<<<<
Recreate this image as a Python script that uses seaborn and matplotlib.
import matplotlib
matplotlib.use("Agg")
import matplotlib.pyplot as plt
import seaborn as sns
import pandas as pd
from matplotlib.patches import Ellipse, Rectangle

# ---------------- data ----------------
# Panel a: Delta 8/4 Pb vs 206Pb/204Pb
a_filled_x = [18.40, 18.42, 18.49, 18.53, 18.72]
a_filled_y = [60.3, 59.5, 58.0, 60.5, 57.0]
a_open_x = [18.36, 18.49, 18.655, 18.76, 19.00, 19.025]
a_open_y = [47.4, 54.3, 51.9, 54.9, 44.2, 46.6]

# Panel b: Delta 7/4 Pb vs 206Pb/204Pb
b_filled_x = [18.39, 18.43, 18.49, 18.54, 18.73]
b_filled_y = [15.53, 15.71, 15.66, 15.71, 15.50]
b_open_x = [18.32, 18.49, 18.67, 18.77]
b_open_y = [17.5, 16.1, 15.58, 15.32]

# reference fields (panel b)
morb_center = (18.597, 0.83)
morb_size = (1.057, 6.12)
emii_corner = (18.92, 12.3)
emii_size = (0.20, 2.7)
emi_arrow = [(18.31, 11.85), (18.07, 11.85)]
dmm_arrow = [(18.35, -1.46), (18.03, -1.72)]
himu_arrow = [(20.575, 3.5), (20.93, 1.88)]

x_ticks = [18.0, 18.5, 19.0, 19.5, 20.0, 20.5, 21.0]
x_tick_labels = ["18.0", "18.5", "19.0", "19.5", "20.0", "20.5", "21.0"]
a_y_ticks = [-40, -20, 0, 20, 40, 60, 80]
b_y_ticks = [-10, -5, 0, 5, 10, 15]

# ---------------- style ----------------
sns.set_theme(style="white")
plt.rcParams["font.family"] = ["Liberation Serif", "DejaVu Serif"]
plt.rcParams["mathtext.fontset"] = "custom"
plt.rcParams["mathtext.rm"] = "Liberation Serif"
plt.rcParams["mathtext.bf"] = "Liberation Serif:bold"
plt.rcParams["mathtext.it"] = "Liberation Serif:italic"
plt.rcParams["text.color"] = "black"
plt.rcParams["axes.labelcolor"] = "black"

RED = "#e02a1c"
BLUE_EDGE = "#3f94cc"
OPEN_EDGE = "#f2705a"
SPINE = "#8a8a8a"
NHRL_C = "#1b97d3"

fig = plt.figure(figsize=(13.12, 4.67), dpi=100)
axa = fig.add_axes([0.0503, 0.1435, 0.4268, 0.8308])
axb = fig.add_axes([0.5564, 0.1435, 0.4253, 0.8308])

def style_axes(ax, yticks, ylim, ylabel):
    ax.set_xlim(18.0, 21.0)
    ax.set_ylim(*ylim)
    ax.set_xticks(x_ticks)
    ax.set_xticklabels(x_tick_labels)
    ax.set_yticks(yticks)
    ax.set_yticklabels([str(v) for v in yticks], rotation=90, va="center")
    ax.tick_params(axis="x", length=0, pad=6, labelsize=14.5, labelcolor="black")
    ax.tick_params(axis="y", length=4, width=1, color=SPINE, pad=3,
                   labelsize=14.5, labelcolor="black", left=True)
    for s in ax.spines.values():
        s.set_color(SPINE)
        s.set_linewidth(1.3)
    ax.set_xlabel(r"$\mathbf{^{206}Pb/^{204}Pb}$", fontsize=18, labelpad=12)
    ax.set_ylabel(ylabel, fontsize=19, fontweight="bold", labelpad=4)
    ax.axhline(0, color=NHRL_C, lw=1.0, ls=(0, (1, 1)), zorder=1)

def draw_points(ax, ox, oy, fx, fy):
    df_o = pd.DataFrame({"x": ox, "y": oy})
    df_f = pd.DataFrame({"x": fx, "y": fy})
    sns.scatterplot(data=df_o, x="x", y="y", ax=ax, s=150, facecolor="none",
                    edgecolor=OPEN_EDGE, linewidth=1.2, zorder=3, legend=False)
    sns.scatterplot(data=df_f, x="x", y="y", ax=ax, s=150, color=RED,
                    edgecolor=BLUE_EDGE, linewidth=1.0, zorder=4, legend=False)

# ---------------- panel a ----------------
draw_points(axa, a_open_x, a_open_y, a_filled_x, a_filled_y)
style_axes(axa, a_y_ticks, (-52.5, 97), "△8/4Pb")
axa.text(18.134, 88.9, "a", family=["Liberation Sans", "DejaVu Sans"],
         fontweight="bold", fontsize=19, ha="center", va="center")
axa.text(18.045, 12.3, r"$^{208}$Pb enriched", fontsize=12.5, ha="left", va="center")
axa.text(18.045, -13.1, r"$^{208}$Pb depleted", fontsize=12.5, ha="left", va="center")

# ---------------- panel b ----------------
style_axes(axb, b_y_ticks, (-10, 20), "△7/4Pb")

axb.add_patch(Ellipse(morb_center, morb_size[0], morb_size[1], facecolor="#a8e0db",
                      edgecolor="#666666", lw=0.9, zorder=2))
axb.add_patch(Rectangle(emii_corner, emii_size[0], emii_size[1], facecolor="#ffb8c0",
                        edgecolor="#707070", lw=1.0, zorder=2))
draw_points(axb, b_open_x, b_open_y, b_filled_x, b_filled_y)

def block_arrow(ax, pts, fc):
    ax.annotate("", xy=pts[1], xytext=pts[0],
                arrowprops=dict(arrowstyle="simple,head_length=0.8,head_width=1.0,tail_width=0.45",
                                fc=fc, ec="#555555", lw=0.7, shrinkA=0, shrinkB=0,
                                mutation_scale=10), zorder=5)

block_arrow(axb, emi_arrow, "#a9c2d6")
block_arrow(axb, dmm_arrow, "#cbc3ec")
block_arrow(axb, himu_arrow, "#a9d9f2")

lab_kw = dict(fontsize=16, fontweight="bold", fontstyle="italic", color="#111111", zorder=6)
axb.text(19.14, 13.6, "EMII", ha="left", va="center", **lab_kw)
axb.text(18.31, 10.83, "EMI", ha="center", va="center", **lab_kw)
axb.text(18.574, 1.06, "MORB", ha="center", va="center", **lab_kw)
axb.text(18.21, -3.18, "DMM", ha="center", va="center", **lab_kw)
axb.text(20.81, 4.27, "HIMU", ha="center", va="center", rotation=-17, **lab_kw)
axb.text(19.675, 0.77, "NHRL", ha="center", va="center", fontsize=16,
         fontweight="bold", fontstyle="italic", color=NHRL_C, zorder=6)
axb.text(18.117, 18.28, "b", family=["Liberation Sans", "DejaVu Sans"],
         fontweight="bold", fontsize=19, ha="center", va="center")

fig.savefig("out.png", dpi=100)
>>>>
<<<<
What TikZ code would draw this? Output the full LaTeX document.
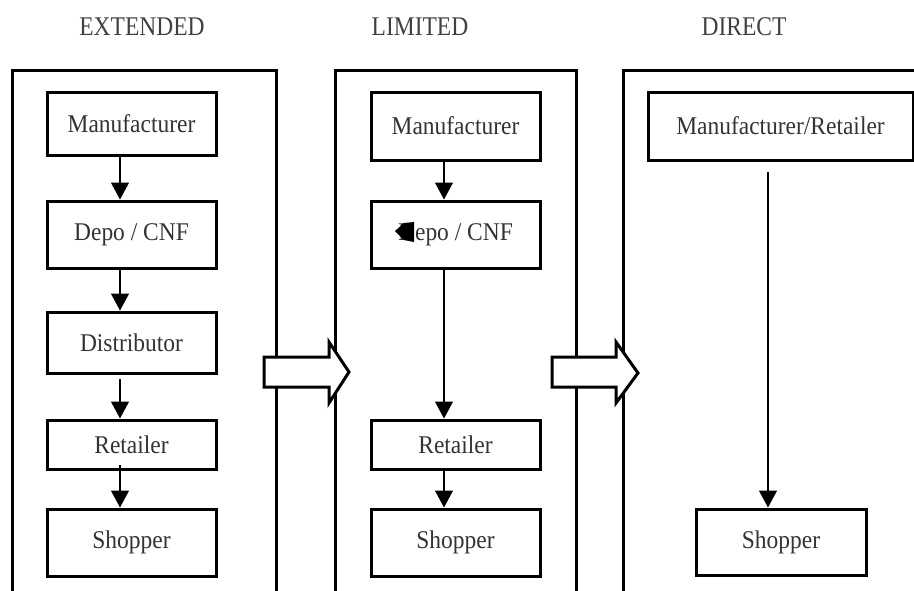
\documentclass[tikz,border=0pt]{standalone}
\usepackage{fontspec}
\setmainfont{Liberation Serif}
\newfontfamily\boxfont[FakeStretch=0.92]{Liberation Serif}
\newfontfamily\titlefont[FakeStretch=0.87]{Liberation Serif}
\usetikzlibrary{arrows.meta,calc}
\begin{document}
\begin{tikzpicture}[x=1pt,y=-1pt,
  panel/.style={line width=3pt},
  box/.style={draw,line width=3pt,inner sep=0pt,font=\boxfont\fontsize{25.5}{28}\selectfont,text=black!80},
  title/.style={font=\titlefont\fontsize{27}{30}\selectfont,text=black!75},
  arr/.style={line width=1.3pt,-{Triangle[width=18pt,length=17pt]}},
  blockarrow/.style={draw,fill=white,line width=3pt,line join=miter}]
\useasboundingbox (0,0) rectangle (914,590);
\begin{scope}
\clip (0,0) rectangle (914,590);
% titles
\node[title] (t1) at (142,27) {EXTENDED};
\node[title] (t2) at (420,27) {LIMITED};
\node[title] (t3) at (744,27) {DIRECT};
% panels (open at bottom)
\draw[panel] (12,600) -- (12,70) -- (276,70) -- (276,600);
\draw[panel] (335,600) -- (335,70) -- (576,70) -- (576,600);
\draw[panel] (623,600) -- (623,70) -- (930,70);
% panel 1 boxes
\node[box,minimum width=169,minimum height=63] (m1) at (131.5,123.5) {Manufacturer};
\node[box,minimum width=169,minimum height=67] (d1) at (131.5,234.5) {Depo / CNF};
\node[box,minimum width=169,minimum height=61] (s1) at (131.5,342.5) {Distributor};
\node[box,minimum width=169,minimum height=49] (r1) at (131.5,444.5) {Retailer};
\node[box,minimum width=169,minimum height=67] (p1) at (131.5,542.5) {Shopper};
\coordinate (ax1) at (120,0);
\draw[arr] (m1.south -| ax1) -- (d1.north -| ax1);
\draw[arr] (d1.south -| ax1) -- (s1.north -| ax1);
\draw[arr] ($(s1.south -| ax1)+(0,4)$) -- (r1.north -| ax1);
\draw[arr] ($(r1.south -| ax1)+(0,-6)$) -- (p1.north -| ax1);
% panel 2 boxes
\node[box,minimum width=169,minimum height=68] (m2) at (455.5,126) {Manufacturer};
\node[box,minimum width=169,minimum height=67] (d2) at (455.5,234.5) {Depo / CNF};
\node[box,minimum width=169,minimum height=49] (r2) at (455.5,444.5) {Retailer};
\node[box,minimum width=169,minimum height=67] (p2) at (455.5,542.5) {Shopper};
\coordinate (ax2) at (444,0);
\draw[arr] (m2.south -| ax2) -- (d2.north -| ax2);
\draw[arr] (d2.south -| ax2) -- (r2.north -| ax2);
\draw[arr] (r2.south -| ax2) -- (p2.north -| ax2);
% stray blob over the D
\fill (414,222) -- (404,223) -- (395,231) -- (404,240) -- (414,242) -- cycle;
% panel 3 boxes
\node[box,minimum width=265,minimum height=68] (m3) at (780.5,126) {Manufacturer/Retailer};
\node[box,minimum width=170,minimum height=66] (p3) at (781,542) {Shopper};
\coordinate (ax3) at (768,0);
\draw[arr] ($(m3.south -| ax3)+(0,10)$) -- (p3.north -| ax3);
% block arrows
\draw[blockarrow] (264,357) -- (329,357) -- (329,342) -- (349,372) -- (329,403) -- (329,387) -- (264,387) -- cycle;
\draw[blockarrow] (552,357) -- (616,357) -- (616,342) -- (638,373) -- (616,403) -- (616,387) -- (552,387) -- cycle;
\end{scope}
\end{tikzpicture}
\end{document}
>>>>
<<<<
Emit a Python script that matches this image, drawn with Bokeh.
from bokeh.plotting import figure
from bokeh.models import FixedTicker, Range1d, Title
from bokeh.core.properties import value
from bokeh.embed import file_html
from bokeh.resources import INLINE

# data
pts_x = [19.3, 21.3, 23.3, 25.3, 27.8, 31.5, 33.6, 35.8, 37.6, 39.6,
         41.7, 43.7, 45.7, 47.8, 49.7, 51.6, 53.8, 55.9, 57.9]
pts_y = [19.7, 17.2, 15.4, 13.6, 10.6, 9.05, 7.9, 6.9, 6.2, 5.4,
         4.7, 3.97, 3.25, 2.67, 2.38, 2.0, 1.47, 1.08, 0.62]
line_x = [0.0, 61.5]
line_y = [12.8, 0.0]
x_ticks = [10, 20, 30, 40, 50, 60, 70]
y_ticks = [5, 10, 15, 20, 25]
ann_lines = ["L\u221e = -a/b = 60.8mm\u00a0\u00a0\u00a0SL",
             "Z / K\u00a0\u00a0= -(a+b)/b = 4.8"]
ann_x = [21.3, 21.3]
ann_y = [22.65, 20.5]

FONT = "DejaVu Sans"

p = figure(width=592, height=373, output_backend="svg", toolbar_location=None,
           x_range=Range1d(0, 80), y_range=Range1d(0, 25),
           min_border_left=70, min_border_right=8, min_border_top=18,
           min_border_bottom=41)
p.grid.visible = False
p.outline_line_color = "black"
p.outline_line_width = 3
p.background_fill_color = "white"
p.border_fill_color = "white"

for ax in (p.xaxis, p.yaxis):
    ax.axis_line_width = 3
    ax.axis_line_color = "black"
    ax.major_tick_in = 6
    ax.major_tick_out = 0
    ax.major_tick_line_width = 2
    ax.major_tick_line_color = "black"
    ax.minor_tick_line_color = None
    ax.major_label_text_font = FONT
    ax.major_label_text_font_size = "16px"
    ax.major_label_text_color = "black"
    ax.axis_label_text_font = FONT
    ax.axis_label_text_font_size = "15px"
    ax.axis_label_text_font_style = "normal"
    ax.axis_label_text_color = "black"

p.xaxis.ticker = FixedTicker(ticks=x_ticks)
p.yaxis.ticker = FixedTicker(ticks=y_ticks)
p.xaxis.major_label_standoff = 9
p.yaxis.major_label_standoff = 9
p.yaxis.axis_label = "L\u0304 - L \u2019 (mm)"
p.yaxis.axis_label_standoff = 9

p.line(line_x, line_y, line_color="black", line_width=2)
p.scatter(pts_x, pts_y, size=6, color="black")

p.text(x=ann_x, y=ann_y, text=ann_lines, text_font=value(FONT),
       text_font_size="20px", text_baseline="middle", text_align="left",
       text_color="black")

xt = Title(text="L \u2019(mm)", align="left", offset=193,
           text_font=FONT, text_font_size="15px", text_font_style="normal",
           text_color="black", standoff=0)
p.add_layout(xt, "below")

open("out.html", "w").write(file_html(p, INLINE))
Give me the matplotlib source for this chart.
>>>>
• **Exercise goal**:
From the line that contains "Recreate this image" through the line that contains "from matplotlib.patches import", reproduce every line exactly, both end lines included.

• **Full answer**:
Recreate this image as a Python script that uses seaborn and matplotlib.
import matplotlib
matplotlib.use("Agg")
import matplotlib.pyplot as plt
import seaborn as sns
import pandas as pd
from matplotlib.patches import Ellipse, Rectangle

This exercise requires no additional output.